ACT Health Minister Meegan Fitzharris insists the Territory’s public hospitals are on the right track to improve their performance despite the Report on Government Services showing waiting times and costs remain among the highest in the country.
But the Opposition says that despite a tripling in health expenditure, the number of patients receiving access to public hospital services in Canberra is lagging.
The report shows ACT emergency department waiting times are only better than that of the Northern Territory, with only 62 per cent of patients in 2016-17 seen on time, compared with the national figure of 73 per cent. Only 50 per cent of patients classified as urgent were seen on time, the equal worst result in the country with Queensland. Nationally, the figure is 66 per cent.
The Territory’s public hospitals remain the most costly with the average cost per emergency patient the highest in the country at $1,461, with the national average at $974. The average cost of care for an admitted patient is the second highest in the country at $6,347, behind the Northern Territory ($6,698). The national average was $5,199.
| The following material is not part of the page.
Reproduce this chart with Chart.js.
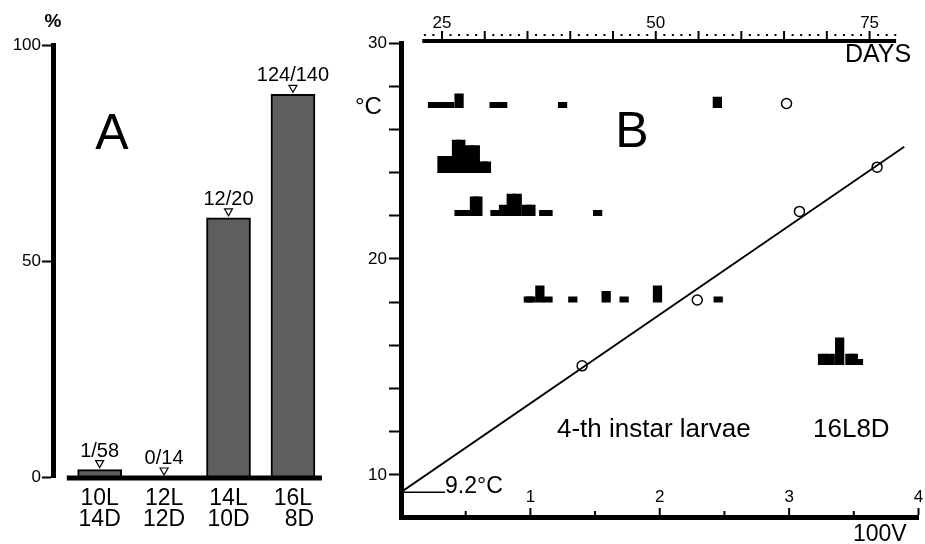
<!DOCTYPE html>
<html lang="en">
<head>
<meta charset="UTF-8">
<title>Photoperiod response and development of 4-th instar larvae</title>
<script src="https://cdn.jsdelivr.net/npm/chart.js"></script>
<style>
  body { margin: 0; background: #fff; font-family: 'Liberation Sans', Arial, sans-serif; }
  #wrap { position: relative; width: 925px; height: 544px; overflow: hidden; }
  #chartA { position: absolute; left: 0; top: 0; }
  #chartB { position: absolute; left: 340px; top: 0; }
  .note { position: absolute; color: #000; white-space: nowrap; line-height: 1; }
  .c { transform: translateX(-50%); }
</style>
</head>
<body>
<div id="wrap">
  <canvas id="chartA" width="340" height="544"></canvas>
  <canvas id="chartB" width="585" height="544"></canvas>

  <div class="note c" style="left:53px;top:11px;font-size:19px;font-weight:bold">%</div>
  <div class="note c" style="left:112px;top:107px;font-size:50px">A</div>
  <div class="note c" style="left:632px;top:105px;font-size:50px">B</div>
  <div class="note" style="left:355px;top:94px;font-size:24px">°C</div>
  <div class="note" style="left:845px;top:41px;font-size:25px">DAYS</div>
  <div class="note" style="left:853px;top:522px;font-size:23px">100V</div>
  <div class="note" style="left:445px;top:474px;font-size:23px">9.2°C</div>
  <div class="note" style="left:557px;top:415px;font-size:26px">4-th instar larvae</div>
  <div class="note" style="left:813px;top:415px;font-size:26px">16L8D</div>
</div>

<script>
    // ---- panel A : diapause (%) under four photoperiods ----
    const lightHours = ['10L', '12L', '14L', '16L'];
    const darkHours = ['14D', '12D', '10D', '\u20078D'];
    const diapauseCount = [1, 0, 12, 124];
    const sampleSize = [58, 14, 20, 140];
    const treatmentPos = [1, 2, 3, 4];
    const pctTicks = [0, 50, 100];

    // ---- panel B : development at 16L8D ----
    // open circles: velocity (100/days) against temperature
    const circleV = [1.40, 2.29, 3.08, 3.68, 2.98];
    const circleT = [15.05, 18.1, 22.2, 24.25, 27.2];
    // fitted line and threshold 9.2 °C
    const lineV = [0, 3.89];
    const lineT = [9.2, 25.2];
    const thresholdV = [0, 0.34];
    const thresholdT = [9.2, 9.2];
    // histograms of days needed, one per temperature (height = number of larvae)
    const histBaseT = [27, 24, 22, 18, 15.1];
    const hist27Days = [23.9, 24.9, 25.9, 27.0, 31.1, 32.1, 39.1, 57.2];
    const hist27Counts = [1, 1, 1, 2.6, 1, 1, 1, 2];
    const hist24Days = [25.0, 25.7, 26.7, 27.2, 28.2, 28.9, 29.8, 30.2];
    const hist24Counts = [3, 3, 6, 6, 5, 5, 2, 2];
    const hist22Days = [27.0, 27.8, 28.8, 29.2, 31.2, 32.2, 33.1, 33.8, 34.9, 35.4, 36.9, 37.4, 43.2];
    const hist22Counts = [1, 1, 3.5, 3.5, 1, 2, 4, 4, 2, 2, 1, 1, 1];
    const hist18Days = [35.1, 35.4, 36.45, 37.4, 40.3, 44.2, 46.3, 50.2, 57.3];
    const hist18Counts = [1, 1, 3, 1, 1, 2, 1, 3, 1];
    const hist15Days = [69.5, 70.4, 71.5, 72.7, 73.1, 73.7];
    const hist15Counts = [2, 2, 5, 2, 2, 1];

    const tempTicks = [10, 12, 14, 16, 18, 20, 22, 24, 26, 28, 30];
    const velocityTicks = [0.5, 1, 1.5, 2, 2.5, 3, 3.5, 4];
    const dayLabels = [25, 50, 75];
    const dayAxisFrom = 22.7, dayAxisTo = 78.1;

    const FONT = "'Liberation Sans', Arial, sans-serif";
    Chart.defaults.font.family = FONT;
    Chart.defaults.color = '#000';
    Chart.defaults.animation = false;
    Chart.defaults.plugins.legend.display = false;
    Chart.defaults.plugins.tooltip.enabled = false;

    const diapausePct = diapauseCount.map((n, i) => n / sampleSize[i] * 100);

    // thick baseline of panel A, shorter than the plot
    const baselineA = {
        id: 'baselineA',
        afterDatasetsDraw(chart) {
            const {ctx, scales: {x, y}} = chart;
            ctx.save();
            ctx.strokeStyle = '#000';
            ctx.lineWidth = 5;
            ctx.beginPath();
            ctx.moveTo(x.getPixelForValue(0.49), y.getPixelForValue(0) + 1);
            ctx.lineTo(x.getPixelForValue(4.45), y.getPixelForValue(0) + 1);
            ctx.stroke();
            ctx.restore();
        }
    };

    // "n/N" and small open triangle above every bar
    const barLabels = {
        id: 'barLabels',
        afterDatasetsDraw(chart) {
            const ctx = chart.ctx;
            const meta = chart.getDatasetMeta(0);
            ctx.save();
            ctx.fillStyle = '#000';
            ctx.strokeStyle = '#000';
            ctx.lineWidth = 1.2;
            ctx.font = '20px ' + FONT;
            ctx.textAlign = 'center';
            ctx.textBaseline = 'alphabetic';
            meta.data.forEach((bar, i) => {
                const x = bar.x, top = bar.y;
                ctx.beginPath();
                ctx.moveTo(x - 4, top - 9);
                ctx.lineTo(x + 4, top - 9);
                ctx.lineTo(x, top - 2);
                ctx.closePath();
                ctx.stroke();
                ctx.fillText(diapauseCount[i] + '/' + sampleSize[i], x, top - 13);
            });
            ctx.restore();
        }
    };

    new Chart(document.getElementById('chartA'), {
        type: 'bar',
        data: {
            datasets: [{
                data: treatmentPos.map((x, i) => ({x: x, y: diapausePct[i]})),
                backgroundColor: '#5e5e5e',
                borderColor: '#000',
                borderWidth: 2,
                barThickness: 44
            }]
        },
        options: {
            responsive: false,
            layout: {padding: {left: 0, top: 45, right: 10, bottom: 0}},
            scales: {
                x: {
                    type: 'linear', min: 0.276, max: 4.575, offset: false,
                    afterFit: s => { s.height = 67; },
                    afterBuildTicks: s => { s.ticks = treatmentPos.map(v => ({value: v})); },
                    grid: {display: false, drawTicks: false, tickLength: 0, offset: false},
                    border: {display: false},
                    ticks: {
                        padding: 11, autoSkip: false, maxRotation: 0,
                        font: {size: 23, lineHeight: 0.92},
                        callback: (v, i) => [lightHours[i], darkHours[i]]
                    }
                },
                y: {
                    min: 0, max: 100,
                    afterFit: s => { s.width = 53; },
                    afterBuildTicks: s => { s.ticks = pctTicks.map(v => ({value: v})); },
                    grid: {drawOnChartArea: false, tickLength: 11, tickWidth: 2, tickColor: '#000'},
                    border: {color: '#000', width: 5},
                    ticks: {padding: 1, font: {size: 17}}
                }
            }
        },
        plugins: [baselineA, barLabels]
    });

    // upper DAYS axis (dotted every day, tick every 5 days) and the
    // inward ticks / labels of the lower 100V axis
    const extraAxes = {
        id: 'extraAxes',
        afterDraw(chart) {
            const ctx = chart.ctx, s = chart.scales.xd, v = chart.scales.xv;
            const yLine = 41;
            ctx.save();
            ctx.strokeStyle = '#000';
            ctx.fillStyle = '#000';
            ctx.lineWidth = 4;
            ctx.beginPath();
            ctx.moveTo(s.getPixelForValue(dayAxisFrom), yLine);
            ctx.lineTo(s.getPixelForValue(dayAxisTo), yLine);
            ctx.stroke();
            ctx.lineWidth = 2;
            for (let d = Math.ceil(dayAxisFrom); d <= dayAxisTo; d++) {
                const x = s.getPixelForValue(d);
                if (d % 5 === 0) {
                    ctx.beginPath();
                    ctx.moveTo(x, yLine);
                    ctx.lineTo(x, yLine - 10);
                    ctx.stroke();
                } else {
                    ctx.fillRect(x - 1, yLine - 7, 2, 2);
                }
            }
            ctx.font = '17px ' + FONT;
            ctx.textAlign = 'center';
            ctx.textBaseline = 'middle';
            dayLabels.forEach(d => ctx.fillText(String(d), s.getPixelForValue(d), 23));

            const yBase = v.top - 2;
            velocityTicks.forEach(t => {
                const x = v.getPixelForValue(t);
                const major = Number.isInteger(t);
                ctx.beginPath();
                ctx.moveTo(x, yBase);
                ctx.lineTo(x, yBase - (major ? 7 : 4));
                ctx.stroke();
                if (major) ctx.fillText(String(t), x, 497);
            });
            ctx.restore();
        }
    };

    const unitT = 0.25;  // °C of plot height for one larva
    function histDataset(base, days, counts) {
        return {
            type: 'bar', xAxisID: 'xd', yAxisID: 'y',
            grouped: false, barThickness: 8.6,
            backgroundColor: '#000', borderWidth: 0,
            data: days.map((d, i) => ({x: d, y: [base, base + counts[i] * unitT]}))
        };
    }

    new Chart(document.getElementById('chartB'), {
        type: 'bar',
        data: {
            datasets: [
                histDataset(histBaseT[0], hist27Days, hist27Counts),
                histDataset(histBaseT[1], hist24Days, hist24Counts),
                histDataset(histBaseT[2], hist22Days, hist22Counts),
                histDataset(histBaseT[3], hist18Days, hist18Counts),
                histDataset(histBaseT[4], hist15Days, hist15Counts),
                {
                    type: 'line', xAxisID: 'xv', yAxisID: 'y',
                    data: lineV.map((v, i) => ({x: v, y: lineT[i]})),
                    borderColor: '#000', borderWidth: 1.8, pointRadius: 0, fill: false
                },
                {
                    type: 'line', xAxisID: 'xv', yAxisID: 'y',
                    data: thresholdV.map((v, i) => ({x: v, y: thresholdT[i]})),
                    borderColor: '#000', borderWidth: 1.5, pointRadius: 0, fill: false
                },
                {
                    type: 'scatter', xAxisID: 'xv', yAxisID: 'y',
                    data: circleV.map((v, i) => ({x: v, y: circleT[i]})),
                    pointRadius: 5, pointBackgroundColor: '#fff',
                    pointBorderColor: '#000', pointBorderWidth: 1.5
                }
            ]
        },
        options: {
            responsive: false,
            layout: {padding: {left: 0, top: 43, right: 6, bottom: 0}},
            scales: {
                xd: {
                    type: 'linear', position: 'top', display: false,
                    min: 20.21, max: 80.72, offset: false,
                    grid: {offset: false}
                },
                xv: {
                    type: 'linear', position: 'bottom', min: 0, max: 4, offset: false,
                    afterFit: s => { s.height = 27; },
                    grid: {display: false, drawTicks: false, offset: false},
                    border: {color: '#000', width: 5},
                    ticks: {display: false}
                },
                y: {
                    type: 'linear', position: 'left', min: 8.05, max: 30,
                    afterFit: s => { s.width = 61; },
                    afterBuildTicks: s => { s.ticks = tempTicks.map(v => ({value: v})); },
                    grid: {drawOnChartArea: false, tickLength: 12, tickWidth: 2, tickColor: '#000'},
                    border: {color: '#000', width: 5},
                    ticks: {
                        padding: 2, font: {size: 17},
                        callback: v => v % 10 === 0 ? String(v) : ''
                    }
                }
            }
        },
        plugins: [extraAxes]
    });
</script>
</body>
</html>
The number of people waiting too long for elective surgery remains high at 13.4 per cent of patients in 2016-17, the third worst result in the country behind Tasmania (27.1 per cent) and the Northern Territory (14.4 per cent), although the Minister said there were a record number of procedures last year.
Ms Fitzharris acknowledged there were areas for improvement but said the ACT was heading in the right direction and was confident that Emergency Department waiting times and costs would come down in future years.
“Overall, the Report on Government Services data shows that 62 per cent of patients were seen on time in the ACT in 2016-17. This was an improvement on the 51 per cent seen on time in 2012-13,” she said.
The Minister said ACT faced unique circumstances with the Canberra Hospital being one of the top 10 busiest emergency departments in Australia, and the major tertiary centre for the ACT and surrounding NSW regions, meaning a significant number of unwell NSW residents used its services.
“Calvary Public Hospital is a large, busy, hospital and is also responsible for meeting the needs of some urgent and complex cases. The performance of both ACT hospitals is comparable to peer group hospitals in other jurisdictions,” she said.
“For example, the Australian Institute of Health and Welfare Emergency Department Care Report for 2016-17 found that 71 per cent of ED presentations to Canberra Hospital had a length of stay of less than four hours. This compared with 68 per cent nationally within the principal referral women’s and children’s hospital peer group.”
Ms Fitzharris said Canberra was one of the healthiest cities in Australia and the Government would continue to invest strongly in the ACT health system and its staff, with a focus on providing a balanced mix of services.
She said the new University of Canberra Rehabilitation Hospital would play a key role in this, alleviating pressures at the other hospitals.
“The ACT has more nurses, midwives and medical practitioners per head of population than the national average,” she said. “We have a strong health workforce which will continue to grow. In last year’s budget, we delivered $443 million in new health investment, building on the $1.6 billion the ACT Government already invests in healthcare each year.”
She recommitted to the nurse-led Walk-in Centres that have come under fire for being too expensive, saying a third centre at Gungahlin would open soon, followed by centres in the Weston Creek and Woden area and the inner north.
She said the centres would take the pressure off the EDs and busy GPs, and promised greater collaboration and integration with GP services.
Opposition health spokesperson Vicki Dunne said that for years the ACT Government has been assuring the community that Canberra’s health system was improving, but the latest report reveals the opposite was true.
“In the last year, while non-salary costs have gone up 50 per cent, the number of patients seen has only gone up seven per cent. And total costs have gone up 30 per cent,” she said.
“Our services aren’t improving; we are seeing clear bottlenecks for patients accessing treatment services. Bottlenecks lead to increased waiting times, risking bad outcomes for patients.
“Ultimately, this could be a case of top-heavy bureaucratic administration that has lost touch with the immediate needs of patients. In any event, the only consistency that this government offers Canberrans is: pay more, get less.”
Elective surgery and Emergency Department data from 2015-16 has not been included in this report due to administrative issues, that prompted a System-wide Data Review.
A spokesperson for the Minister said the Review would be completed by March and that all data from 2015-16 would be made available for the 2019 Report on Government Services.